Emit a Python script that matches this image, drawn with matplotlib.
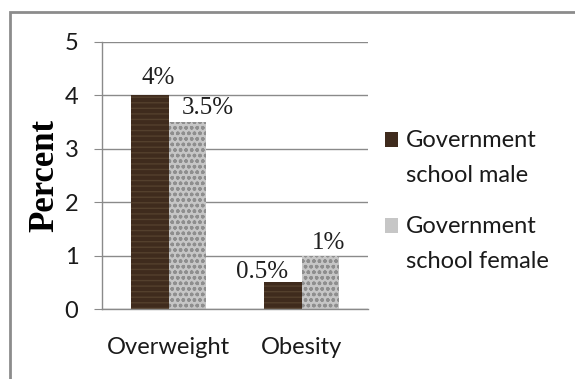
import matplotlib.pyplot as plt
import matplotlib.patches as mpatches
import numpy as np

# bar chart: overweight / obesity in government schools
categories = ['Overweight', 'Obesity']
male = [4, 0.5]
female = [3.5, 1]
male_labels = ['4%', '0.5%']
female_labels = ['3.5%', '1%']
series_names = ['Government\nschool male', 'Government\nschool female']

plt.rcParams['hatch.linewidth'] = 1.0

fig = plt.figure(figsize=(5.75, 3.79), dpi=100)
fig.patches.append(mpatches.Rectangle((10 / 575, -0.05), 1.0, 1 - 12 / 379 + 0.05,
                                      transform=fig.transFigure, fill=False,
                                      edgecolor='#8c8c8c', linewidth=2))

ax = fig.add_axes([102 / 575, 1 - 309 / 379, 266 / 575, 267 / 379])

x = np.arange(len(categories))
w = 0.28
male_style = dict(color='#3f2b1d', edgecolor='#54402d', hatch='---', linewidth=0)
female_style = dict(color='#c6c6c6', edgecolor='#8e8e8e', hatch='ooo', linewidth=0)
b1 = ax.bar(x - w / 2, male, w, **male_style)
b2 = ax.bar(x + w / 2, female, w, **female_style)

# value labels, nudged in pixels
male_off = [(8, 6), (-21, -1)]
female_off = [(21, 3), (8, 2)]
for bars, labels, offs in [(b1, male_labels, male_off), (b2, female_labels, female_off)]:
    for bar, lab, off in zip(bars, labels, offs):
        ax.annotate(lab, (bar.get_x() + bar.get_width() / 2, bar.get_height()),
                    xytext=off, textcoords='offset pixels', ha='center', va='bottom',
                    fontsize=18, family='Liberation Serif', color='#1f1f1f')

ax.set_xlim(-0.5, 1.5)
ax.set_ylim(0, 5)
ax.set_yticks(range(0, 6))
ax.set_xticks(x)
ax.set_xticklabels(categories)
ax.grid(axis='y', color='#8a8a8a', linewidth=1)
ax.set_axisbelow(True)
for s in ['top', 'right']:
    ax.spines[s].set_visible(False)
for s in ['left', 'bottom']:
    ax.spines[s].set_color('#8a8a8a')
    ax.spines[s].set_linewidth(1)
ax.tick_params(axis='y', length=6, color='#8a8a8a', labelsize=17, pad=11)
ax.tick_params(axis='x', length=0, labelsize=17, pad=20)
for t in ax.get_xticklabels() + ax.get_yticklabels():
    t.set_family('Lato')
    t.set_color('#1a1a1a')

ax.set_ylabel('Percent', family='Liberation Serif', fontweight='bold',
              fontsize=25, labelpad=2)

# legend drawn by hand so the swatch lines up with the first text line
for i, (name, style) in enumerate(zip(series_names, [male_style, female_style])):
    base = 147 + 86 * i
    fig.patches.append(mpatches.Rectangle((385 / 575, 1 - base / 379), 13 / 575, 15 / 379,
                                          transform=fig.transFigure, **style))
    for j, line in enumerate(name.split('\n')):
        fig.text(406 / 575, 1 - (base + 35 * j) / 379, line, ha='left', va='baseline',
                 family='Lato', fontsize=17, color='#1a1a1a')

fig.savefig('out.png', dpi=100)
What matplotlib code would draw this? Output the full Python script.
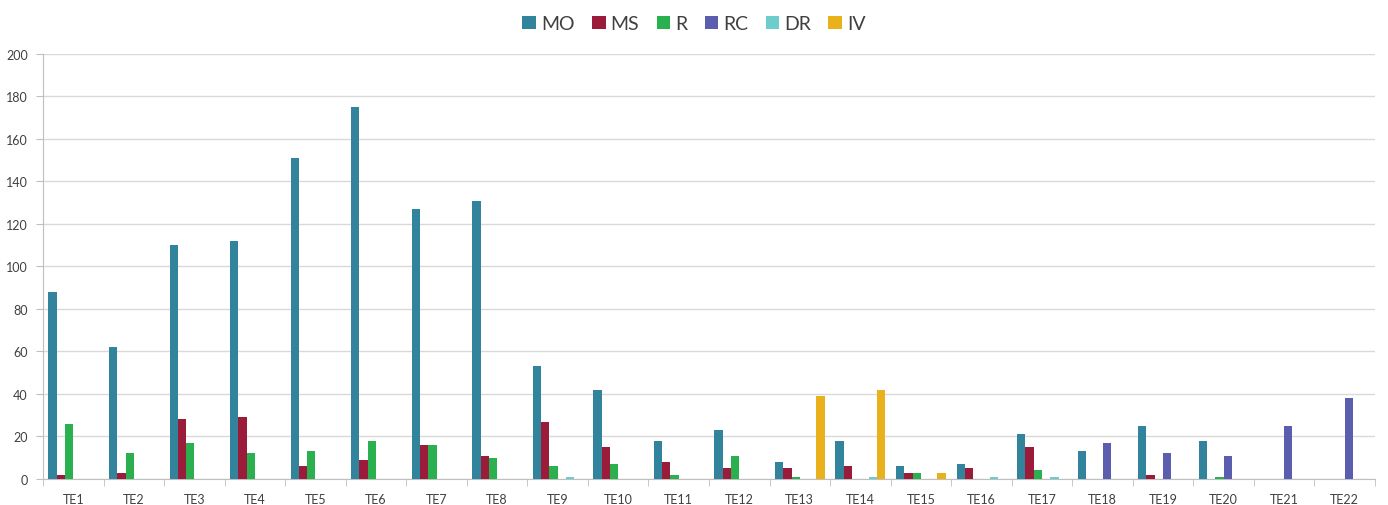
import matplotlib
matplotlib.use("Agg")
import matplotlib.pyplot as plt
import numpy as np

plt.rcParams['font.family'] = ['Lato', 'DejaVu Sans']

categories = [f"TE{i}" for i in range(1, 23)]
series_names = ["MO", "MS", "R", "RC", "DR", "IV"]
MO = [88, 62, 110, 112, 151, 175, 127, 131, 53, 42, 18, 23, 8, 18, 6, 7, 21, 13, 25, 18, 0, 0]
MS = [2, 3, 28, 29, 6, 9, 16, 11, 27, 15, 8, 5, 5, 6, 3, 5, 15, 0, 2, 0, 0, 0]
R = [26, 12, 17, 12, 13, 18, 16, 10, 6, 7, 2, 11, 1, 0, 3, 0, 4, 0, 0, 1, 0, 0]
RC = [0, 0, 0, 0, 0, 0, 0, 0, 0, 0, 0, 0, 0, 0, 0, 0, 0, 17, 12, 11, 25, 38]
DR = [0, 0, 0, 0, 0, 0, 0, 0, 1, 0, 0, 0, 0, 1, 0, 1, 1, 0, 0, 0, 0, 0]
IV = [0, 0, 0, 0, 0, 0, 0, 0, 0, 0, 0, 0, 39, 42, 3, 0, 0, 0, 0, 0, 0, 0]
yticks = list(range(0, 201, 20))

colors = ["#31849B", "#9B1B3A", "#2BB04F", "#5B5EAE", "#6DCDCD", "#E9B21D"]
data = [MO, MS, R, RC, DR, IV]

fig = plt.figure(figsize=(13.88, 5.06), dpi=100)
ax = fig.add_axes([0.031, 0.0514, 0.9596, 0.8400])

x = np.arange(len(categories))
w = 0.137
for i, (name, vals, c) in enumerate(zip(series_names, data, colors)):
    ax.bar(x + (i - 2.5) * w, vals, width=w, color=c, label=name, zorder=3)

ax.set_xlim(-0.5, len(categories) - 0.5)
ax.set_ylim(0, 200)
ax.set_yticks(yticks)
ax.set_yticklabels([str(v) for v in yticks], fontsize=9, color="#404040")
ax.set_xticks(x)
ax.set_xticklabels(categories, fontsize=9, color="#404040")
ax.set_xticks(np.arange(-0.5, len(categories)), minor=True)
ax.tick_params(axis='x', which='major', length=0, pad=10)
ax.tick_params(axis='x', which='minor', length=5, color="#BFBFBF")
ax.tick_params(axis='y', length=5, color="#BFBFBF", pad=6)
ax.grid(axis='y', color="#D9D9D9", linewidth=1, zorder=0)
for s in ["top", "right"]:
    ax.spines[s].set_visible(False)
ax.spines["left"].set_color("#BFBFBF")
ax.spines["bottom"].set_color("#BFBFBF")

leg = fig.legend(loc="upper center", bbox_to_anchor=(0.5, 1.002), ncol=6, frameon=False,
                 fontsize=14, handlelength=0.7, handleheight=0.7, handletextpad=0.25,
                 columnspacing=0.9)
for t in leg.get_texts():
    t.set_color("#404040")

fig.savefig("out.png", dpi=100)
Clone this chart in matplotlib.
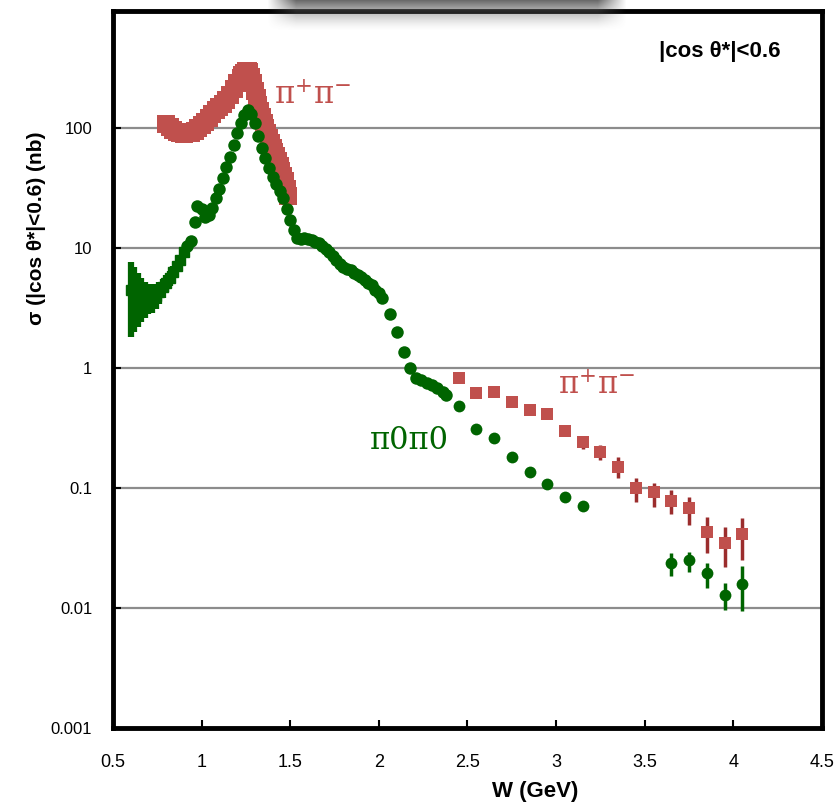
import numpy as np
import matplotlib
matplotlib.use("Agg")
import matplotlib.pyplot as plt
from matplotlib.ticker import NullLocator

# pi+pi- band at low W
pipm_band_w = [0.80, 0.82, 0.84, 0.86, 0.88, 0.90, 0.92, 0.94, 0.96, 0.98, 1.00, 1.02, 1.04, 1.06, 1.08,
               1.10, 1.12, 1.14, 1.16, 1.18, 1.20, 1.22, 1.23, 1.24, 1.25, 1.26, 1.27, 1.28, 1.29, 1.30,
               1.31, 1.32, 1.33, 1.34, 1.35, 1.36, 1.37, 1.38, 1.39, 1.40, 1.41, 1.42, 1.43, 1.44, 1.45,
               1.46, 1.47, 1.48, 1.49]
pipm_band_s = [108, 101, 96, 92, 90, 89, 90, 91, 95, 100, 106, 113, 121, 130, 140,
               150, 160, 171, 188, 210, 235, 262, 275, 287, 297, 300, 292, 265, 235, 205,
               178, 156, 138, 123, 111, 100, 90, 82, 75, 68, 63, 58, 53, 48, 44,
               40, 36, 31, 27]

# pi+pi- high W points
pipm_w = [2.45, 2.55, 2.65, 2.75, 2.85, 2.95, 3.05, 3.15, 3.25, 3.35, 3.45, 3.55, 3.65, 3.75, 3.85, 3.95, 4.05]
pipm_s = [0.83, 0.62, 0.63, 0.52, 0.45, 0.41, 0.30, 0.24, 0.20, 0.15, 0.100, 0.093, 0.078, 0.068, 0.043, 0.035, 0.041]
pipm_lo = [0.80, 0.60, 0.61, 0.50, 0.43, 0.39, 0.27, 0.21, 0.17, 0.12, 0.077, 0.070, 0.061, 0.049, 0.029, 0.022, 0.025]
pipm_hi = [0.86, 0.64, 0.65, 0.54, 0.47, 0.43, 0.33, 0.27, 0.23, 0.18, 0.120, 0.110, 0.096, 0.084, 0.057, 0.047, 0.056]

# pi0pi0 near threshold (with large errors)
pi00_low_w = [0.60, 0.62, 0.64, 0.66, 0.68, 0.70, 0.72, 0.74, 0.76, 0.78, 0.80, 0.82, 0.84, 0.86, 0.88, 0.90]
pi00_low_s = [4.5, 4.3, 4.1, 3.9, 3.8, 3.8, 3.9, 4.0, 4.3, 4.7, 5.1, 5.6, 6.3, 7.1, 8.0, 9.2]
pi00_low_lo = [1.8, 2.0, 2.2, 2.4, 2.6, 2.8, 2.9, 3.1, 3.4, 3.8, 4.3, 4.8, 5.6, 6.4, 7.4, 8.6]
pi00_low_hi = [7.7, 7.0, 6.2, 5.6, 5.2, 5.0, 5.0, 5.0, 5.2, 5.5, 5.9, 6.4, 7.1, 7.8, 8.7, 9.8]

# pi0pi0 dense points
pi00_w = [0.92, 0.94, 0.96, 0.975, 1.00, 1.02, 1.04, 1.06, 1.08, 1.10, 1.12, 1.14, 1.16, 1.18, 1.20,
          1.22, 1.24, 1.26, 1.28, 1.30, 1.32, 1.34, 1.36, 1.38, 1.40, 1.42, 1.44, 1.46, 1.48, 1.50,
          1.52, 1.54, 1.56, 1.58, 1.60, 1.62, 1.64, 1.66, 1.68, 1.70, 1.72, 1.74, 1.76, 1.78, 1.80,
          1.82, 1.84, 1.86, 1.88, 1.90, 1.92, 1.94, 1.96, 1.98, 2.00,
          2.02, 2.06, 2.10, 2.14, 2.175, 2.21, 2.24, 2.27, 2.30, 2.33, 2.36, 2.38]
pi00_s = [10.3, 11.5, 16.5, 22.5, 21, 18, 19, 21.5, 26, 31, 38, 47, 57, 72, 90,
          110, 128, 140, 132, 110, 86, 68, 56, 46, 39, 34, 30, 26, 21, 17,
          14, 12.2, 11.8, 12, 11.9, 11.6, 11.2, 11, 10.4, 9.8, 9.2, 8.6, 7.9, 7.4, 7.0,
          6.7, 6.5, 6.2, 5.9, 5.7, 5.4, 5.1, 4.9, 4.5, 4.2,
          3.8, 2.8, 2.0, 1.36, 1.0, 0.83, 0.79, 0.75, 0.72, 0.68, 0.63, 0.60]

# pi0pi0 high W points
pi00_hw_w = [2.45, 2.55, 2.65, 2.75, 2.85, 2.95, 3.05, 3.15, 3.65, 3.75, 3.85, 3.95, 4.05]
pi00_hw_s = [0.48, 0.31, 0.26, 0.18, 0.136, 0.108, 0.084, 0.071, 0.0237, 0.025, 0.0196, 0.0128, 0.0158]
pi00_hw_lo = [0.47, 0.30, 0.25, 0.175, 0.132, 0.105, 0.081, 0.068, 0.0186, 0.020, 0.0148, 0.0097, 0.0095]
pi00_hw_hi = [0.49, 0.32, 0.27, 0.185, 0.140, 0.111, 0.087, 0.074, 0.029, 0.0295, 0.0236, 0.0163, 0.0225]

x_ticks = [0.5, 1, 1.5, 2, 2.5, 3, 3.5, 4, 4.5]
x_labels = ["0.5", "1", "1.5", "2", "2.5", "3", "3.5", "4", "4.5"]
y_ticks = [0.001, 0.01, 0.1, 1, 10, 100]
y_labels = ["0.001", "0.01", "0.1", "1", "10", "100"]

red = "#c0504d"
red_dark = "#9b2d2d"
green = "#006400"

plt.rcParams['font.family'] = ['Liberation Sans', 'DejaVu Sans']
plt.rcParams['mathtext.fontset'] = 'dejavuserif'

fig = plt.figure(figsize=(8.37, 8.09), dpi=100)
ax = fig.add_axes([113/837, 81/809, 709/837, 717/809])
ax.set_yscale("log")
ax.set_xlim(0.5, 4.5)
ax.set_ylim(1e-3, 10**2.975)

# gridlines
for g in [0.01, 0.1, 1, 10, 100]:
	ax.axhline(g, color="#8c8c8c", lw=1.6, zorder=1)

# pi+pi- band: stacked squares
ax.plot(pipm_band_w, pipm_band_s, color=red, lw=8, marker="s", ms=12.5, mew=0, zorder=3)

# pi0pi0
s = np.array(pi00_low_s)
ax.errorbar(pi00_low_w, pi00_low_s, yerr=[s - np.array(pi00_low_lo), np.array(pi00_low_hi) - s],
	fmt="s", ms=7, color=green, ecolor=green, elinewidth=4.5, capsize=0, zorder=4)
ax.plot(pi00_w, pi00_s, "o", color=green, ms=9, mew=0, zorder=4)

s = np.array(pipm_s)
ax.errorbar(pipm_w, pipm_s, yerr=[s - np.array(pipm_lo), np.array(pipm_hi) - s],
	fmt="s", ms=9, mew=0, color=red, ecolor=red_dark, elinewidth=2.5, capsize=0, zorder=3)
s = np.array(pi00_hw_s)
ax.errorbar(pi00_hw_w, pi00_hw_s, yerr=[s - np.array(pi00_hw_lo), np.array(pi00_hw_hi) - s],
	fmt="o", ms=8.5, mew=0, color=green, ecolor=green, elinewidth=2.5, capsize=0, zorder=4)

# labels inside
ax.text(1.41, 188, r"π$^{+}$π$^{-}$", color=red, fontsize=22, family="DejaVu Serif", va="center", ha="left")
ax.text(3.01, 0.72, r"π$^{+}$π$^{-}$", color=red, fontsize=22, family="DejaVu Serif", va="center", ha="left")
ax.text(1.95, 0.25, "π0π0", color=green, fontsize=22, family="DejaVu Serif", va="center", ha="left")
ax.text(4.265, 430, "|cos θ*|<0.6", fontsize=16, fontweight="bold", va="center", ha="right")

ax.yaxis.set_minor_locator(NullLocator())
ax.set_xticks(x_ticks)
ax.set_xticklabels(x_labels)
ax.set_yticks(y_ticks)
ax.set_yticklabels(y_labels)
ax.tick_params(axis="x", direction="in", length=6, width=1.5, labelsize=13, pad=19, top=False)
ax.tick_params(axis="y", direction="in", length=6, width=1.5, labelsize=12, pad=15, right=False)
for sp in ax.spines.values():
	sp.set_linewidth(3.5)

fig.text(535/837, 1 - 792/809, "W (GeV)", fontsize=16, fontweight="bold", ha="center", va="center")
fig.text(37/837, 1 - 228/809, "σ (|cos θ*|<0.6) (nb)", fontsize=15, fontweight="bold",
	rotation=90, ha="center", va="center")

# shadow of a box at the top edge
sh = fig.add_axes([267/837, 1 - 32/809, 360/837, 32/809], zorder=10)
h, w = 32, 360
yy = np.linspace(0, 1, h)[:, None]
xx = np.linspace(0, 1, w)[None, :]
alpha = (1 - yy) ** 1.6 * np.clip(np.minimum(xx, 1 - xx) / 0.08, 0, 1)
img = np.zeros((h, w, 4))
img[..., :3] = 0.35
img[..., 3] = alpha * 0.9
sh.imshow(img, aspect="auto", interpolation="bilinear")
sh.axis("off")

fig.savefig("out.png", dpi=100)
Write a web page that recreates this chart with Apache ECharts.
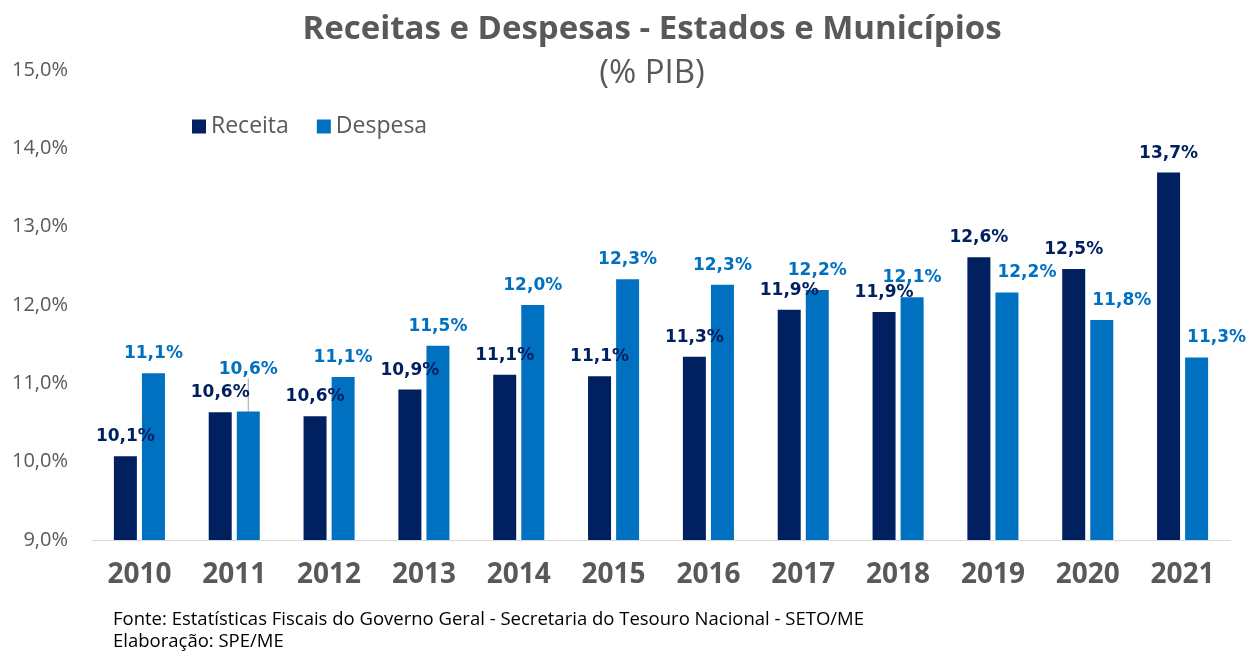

◆ Required work:
Each line with the string "this" in it needs to be found and copied.

◆ The output:
Emit a Python script that matches this image, drawn with matplotlib.
What matplotlib code would draw this? Output the full Python script.
Clone this chart in matplotlib.
Write a web page that recreates this chart with Apache ECharts.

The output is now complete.